Infosys defends pay hike to chief operating officer, says in sync with norms
The company said the increase in the chief operating officer’s salary followed a comprehensive survey of best practices and benchmarked senior management compensation with key Indian and global companies.business Updated: Apr 03, 2017 22:22 IST
Infosys on Monday defended an over 33% hike for its chief operating officer (COO), saying it was in line with global standards, even as former executives V Balakrishnan and TV Mohandas Pai joined co-founder NR Narayana Murthy in criticising the move.
The country’s second-largest software services company said the increase in COO UB Pravin Rao’s salary followed a comprehensive survey of best practices and benchmarked senior management compensation with key Indian and global companies.
The eruption of a fresh row between some founders and the top management saw the stock take a beating with a fall of over 1% in an overall bullish market.
The company claimed that the net hike for Rao came to just 1.4% for 2017-18 after accounting for a four-year vesting period of stock, a 10.6% drop in cash component and performance-based pay going up to 63% from 45% of total compensation.
“This (hike) could go up to 33.4% in year 4, assuming similar grants are made in subsequent years based on company and individual performance,” Infosys explained.
Soon after shareholders voted for Rao’s pay hike, Murthy opposed the proposal saying near “60 to 70% increase in compensation” to the COO is “not proper” when most employees got just 6-8% hike.
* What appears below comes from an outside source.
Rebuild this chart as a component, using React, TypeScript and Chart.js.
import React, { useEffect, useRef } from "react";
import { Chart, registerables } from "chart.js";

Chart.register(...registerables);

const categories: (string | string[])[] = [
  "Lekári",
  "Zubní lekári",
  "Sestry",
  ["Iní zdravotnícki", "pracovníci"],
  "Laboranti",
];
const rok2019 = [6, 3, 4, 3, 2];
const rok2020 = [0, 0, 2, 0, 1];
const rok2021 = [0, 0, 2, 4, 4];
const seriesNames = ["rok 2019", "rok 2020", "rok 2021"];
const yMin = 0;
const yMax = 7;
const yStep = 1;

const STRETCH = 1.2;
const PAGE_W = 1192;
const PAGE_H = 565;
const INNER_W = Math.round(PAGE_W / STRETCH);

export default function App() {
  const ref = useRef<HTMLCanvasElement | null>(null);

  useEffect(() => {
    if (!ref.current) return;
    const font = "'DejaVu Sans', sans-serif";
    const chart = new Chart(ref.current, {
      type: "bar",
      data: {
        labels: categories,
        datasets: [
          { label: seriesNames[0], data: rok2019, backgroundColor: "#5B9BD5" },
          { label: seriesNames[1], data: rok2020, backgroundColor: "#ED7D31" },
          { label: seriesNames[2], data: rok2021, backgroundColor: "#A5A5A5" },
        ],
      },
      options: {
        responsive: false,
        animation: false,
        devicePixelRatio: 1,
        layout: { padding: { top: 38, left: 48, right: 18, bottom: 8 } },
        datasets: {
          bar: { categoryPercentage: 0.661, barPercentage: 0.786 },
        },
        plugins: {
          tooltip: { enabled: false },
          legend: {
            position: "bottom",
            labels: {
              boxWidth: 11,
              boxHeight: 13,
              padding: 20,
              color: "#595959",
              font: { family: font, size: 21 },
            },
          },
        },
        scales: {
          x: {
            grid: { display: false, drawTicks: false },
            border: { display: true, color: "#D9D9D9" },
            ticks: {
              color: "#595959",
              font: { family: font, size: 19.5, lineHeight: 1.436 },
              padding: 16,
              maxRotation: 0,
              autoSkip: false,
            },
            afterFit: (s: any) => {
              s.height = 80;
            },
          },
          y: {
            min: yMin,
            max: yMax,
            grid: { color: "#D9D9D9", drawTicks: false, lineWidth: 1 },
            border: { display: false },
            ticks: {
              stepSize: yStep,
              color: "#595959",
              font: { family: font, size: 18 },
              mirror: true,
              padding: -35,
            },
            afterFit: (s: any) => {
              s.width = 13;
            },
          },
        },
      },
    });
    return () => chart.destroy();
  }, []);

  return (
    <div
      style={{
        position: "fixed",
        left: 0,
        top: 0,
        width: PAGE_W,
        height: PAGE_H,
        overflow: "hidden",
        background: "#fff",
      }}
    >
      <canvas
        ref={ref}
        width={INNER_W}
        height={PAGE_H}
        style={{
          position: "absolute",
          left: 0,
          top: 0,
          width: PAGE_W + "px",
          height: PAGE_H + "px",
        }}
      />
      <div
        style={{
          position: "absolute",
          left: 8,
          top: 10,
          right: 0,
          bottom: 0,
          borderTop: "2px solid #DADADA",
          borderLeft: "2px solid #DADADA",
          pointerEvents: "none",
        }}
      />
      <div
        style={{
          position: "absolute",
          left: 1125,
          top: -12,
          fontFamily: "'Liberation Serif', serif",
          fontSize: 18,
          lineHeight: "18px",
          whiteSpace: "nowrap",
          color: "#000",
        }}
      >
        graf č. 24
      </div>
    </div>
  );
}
“This is grossly unfair to the majority of the Infosys employees,” he had said. “The impact of such a decision will likely erode the trust and faith of the employees in the management and the board.”
Murthy had abstained from the resolution on raising Rao’s salary. Only 24% of promoter shares voted in favour of the resolution while the rest abstained.
The proposal was placed before the shareholders and the recommendations have been approved by 67.5% of them while 32.5% voted against the proposal.
Among non-promoters, 24.5% institutional investors and over 67% non-institutional shareholders voted against the proposal.
Infosys said the revision that had been rolled out for several members of the senior leadership team was “focused on making Infosys more competitive, is benchmarked against peers” and is critical to retaining key talent.
The fresh rift comes barely two months after a similar face-off between the founders and management on issues like CEO salary hike and severance package to former employees.
Infosys said it viewed Murthy’s statement as “important feedback” and will continue to work with all stakeholders to ensure long-term interest of the company.
Explaining the increase, Infosys said the cash component of Rao’s package had decreased by 10.6 % to Rs 4.6 crore from Rs 5.2 crore.
Former Infosys executives like Balakrishnan and Mohandas Pai have rallied behind Murthy. The executives, who were part of the leadership team for a significant part of their careers, highlighted that there are corporate governance lapses at Infosys that need to be checked.
Balakrishnan, who served as CFO, said there was a need for reconstituting the company board as the golden standards of governance and value system that Infosys was known for, are “being decimated under the current leadership”.
Pai, on his part, said since Infosys is an Indian company, it should follow Indian standards for compensation.
Murthy, along with Balakrishnan and Pai, has previously publicly aired his views on what he refers to as falling governance standards at Infosys.
In February, Murthy had questioned the steep severance payments made to former employees, Rajiv Bansal and David Kennedy, asking if the same was “hush money”.
The tussle also saw whistleblowers sending letters to market regulator Sebi alleging irregularities in Infosys’ USD 200 million acquisition of Israeli firm Panaya.
The company, however, had refuted all allegations, saying these are “misleading”. Sikka and Seshasayee had also called a press conference to explain the company’s stand on the issues pointed out by the promoters.